A spat has broken out between Hungary's Economy Ministry and Roubini Global Economics about who is to blame for the downward spiral of the national currency, the forint, after Roubini's firm Roubini Global Economics (RGE) recommended shorting the currency.
Hungary's Ministry for National Economy said in a statement that the forint began to depreciate after economist Nouriel Roubini – dubbed Dr Doom for his pessimistic forecasts – said in a newsletter that failure to secure a deal with the International Monetary Fund was bad news for the currency.
The forint has been in decline since last week hitting seven-month lows earlier this week but has since gained some ground.
Hungarian officials rounded on Roubini saying; "On Thursday speculators seem to have taken Roubini's advice and attacked the forint."
But Roubini economists cited comments made by Economy Minister Gyorgy Matolcsy in a newspaper column, in which he seemed to favor the country adopting more unorthodox economic policies as the reason for the currency's weakness.

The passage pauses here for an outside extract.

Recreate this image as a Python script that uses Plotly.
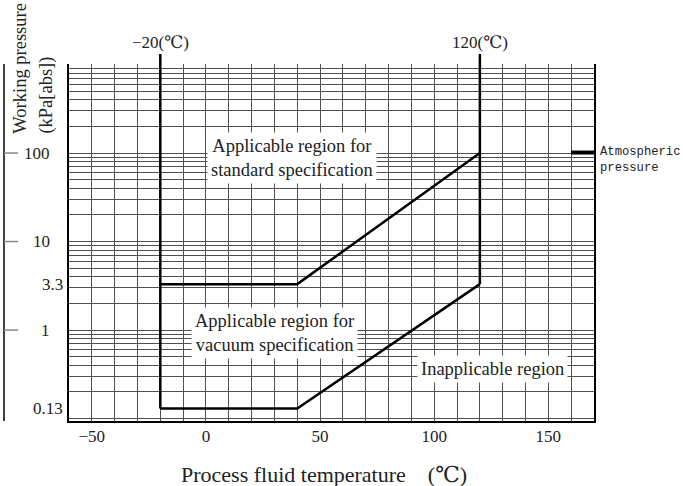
import math
import plotly.graph_objects as go

# ---- data ----
TEMP_LIMITS = [-20, 120]
UPPER_T = [-20, 40, 120]
UPPER_P = [3.3, 3.3, 100]
LOWER_T = [-20, 40, 120]
LOWER_P = [0.13, 0.13, 3.3]
ATM_T = [160, 170]
ATM_P = [101.3, 101.3]
X_TICK_LABELS = {-50: "\u221250", 0: "0", 50: "50", 100: "100", 150: "150"}
Y_TICK_MAJOR = [100, 10, 1]
Y_TICK_EXTRA = [3.3, 0.13]

X_RANGE = [-60, 170]
Y_RANGE = [-1.028, 3.006]
YTOP = 10 ** Y_RANGE[1]

SERIF = "Liberation Serif, DejaVu Serif, serif"
MONO = "Liberation Mono, DejaVu Sans Mono, monospace"
TXT = "#222222"
GRID = "#505050"

fig = go.Figure()

line_style = dict(color="black", width=2.5)
fig.add_trace(go.Scatter(x=UPPER_T, y=UPPER_P, mode="lines", line=line_style,
                         showlegend=False, hoverinfo="skip"))
fig.add_trace(go.Scatter(x=LOWER_T, y=LOWER_P, mode="lines", line=line_style,
                         showlegend=False, hoverinfo="skip"))
fig.add_trace(go.Scatter(x=[TEMP_LIMITS[0], TEMP_LIMITS[0]], y=[LOWER_P[0], YTOP], mode="lines",
                         line=line_style, showlegend=False, hoverinfo="skip"))
fig.add_trace(go.Scatter(x=[TEMP_LIMITS[1], TEMP_LIMITS[1]], y=[UPPER_P[0], YTOP], mode="lines",
                         line=line_style, showlegend=False, hoverinfo="skip"))
fig.add_trace(go.Scatter(x=ATM_T, y=ATM_P, mode="lines",
                         line=dict(color="black", width=4), showlegend=False, hoverinfo="skip"))

x_grid = list(range(X_RANGE[0], X_RANGE[1] + 1, 10))
y_grid = [n * 10 ** k for k in range(-1, 3) for n in range(1, 10)] + [1000]

fig.update_xaxes(range=X_RANGE, tickvals=x_grid,
                 ticktext=[X_TICK_LABELS.get(v, "") for v in x_grid],
                 showgrid=True, gridcolor=GRID, gridwidth=1, zeroline=False,
                 showline=True, linecolor="black", linewidth=1.5, mirror=False,
                 ticks="", ticklabelstandoff=-1,
                 tickfont=dict(family=SERIF, size=17, color=TXT))
fig.update_yaxes(type="log", range=Y_RANGE, tickvals=y_grid, showticklabels=False,
                 showgrid=True, gridcolor=GRID, gridwidth=1, zeroline=False,
                 showline=True, linecolor="black", linewidth=1.5, mirror=True, ticks="")

for t in TEMP_LIMITS:
    fig.add_shape(type="line", xref="x", yref="paper", x0=t, x1=t, y0=1.0, y1=1.028,
                  line=dict(color="black", width=2.5))
    fig.add_annotation(x=t, y=1.059, xref="x", yref="paper",
                       text=f"{t:g}(℃)".replace("-", "\u2212"),
                       showarrow=False, font=dict(family=SERIF, size=17, color=TXT),
                       xanchor="center", yanchor="middle")

fig.add_shape(type="line", xref="paper", yref="paper", x0=-0.1238, x1=-0.1238, y0=0, y1=1,
              line=dict(color="black", width=1.5))
for v in Y_TICK_MAJOR:
    fig.add_shape(type="line", xref="paper", yref="y", x0=-0.1238, x1=-0.0971, y0=v, y1=v,
                  line=dict(color="#888888", width=1.5))
    fig.add_annotation(x=-0.0324, y=math.log10(v), xref="paper", yref="y",
                       text=f"{v:g}", showarrow=False, xanchor="right", yanchor="middle",
                       font=dict(family=SERIF, size=17, color=TXT))
for v in Y_TICK_EXTRA:
    fig.add_annotation(x=-0.0076, y=math.log10(v), xref="paper", yref="y",
                       text=f"{v:g}", showarrow=False, xanchor="right", yanchor="middle",
                       font=dict(family=SERIF, size=17, color=TXT))

fig.add_annotation(x=-0.0933, y=0.798, xref="paper", yref="paper", text="Working pressure",
                   textangle=-90, showarrow=False, xanchor="center", yanchor="bottom",
                   font=dict(family=SERIF, size=18.5, color=TXT))
fig.add_annotation(x=-0.0419, y=0.798, xref="paper", yref="paper", text="(kPa[abs])",
                   textangle=-90, showarrow=False, xanchor="center", yanchor="bottom",
                   font=dict(family=SERIF, size=18.5, color=TXT))

fig.add_annotation(x=0.486, y=-0.151, xref="paper", yref="paper",
                   text="Process fluid temperature\u3000(℃)", showarrow=False,
                   xanchor="center", yanchor="middle", font=dict(family=SERIF, size=22, color=TXT))

region_font = dict(family=SERIF, size=18.5, color=TXT)
fig.add_annotation(x=37.7, y=1.944, xref="x", yref="y",
                   text="Applicable region for<br>standard specification", showarrow=False,
                   bgcolor="white", borderpad=3, font=region_font)
fig.add_annotation(x=30.2, y=-0.034, xref="x", yref="y",
                   text="Applicable region for<br>vacuum specification", showarrow=False,
                   bgcolor="white", borderpad=3, font=region_font)
fig.add_annotation(x=125.7, y=-0.444, xref="x", yref="y",
                   text="Inapplicable region", showarrow=False,
                   bgcolor="white", borderpad=3, font=region_font)

fig.add_annotation(x=1.0095, y=0.730, xref="paper", yref="paper",
                   text="Atmospheric<br>pressure", showarrow=False, align="left",
                   xanchor="left", yanchor="middle", borderpad=0,
                   font=dict(family=MONO, size=12.2, color=TXT))

fig.update_layout(width=683, height=486, margin=dict(l=69, r=89, t=64, b=65),
                  plot_bgcolor="white", paper_bgcolor="white", showlegend=False)

# remove the browser's default 8px page margin so the figure fills the window
fig.write_html("out.html", config={"displayModeBar": False},
               post_script="document.body.style.margin='0';")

Jelena Vukotic from RGE said in a report that Matolcsy's statement that "the policy of a strong forint between 2002 and 2010 was a mistake" was the main reason for the forint's slide.
Vukotic added that the government's controversial policy reinforced their view that the currency would "continue to feel the heat."
Her comments were refuted by the Ministry on Wednesday.
"It has become clear that the weakening of the forint since the middle of the week was not triggered by an article of the Minister for National Economy," instead, the ministry suggested that it was speculators who were using this as "an excuse to mask their attack."
The country has battled balancing economic growth with a ballooning public debt after having been hit hard by the financial crisis of 2008. The Organization of Economic Development (OECD) warned that the country faced "severe headwinds" hampered by "controversial domestic policies,"in its Economic Survey of Hungary 2012.
Laszlo Wolf, deputy CEO of OTP Bank, told CNBC that there was better growth potential for the eastern European region, including Hungary,than in Western Europe.
"[Hungary] had zero growth in 2012 but we expect a better situation in 2013," Wolf told CNBC Wednesday.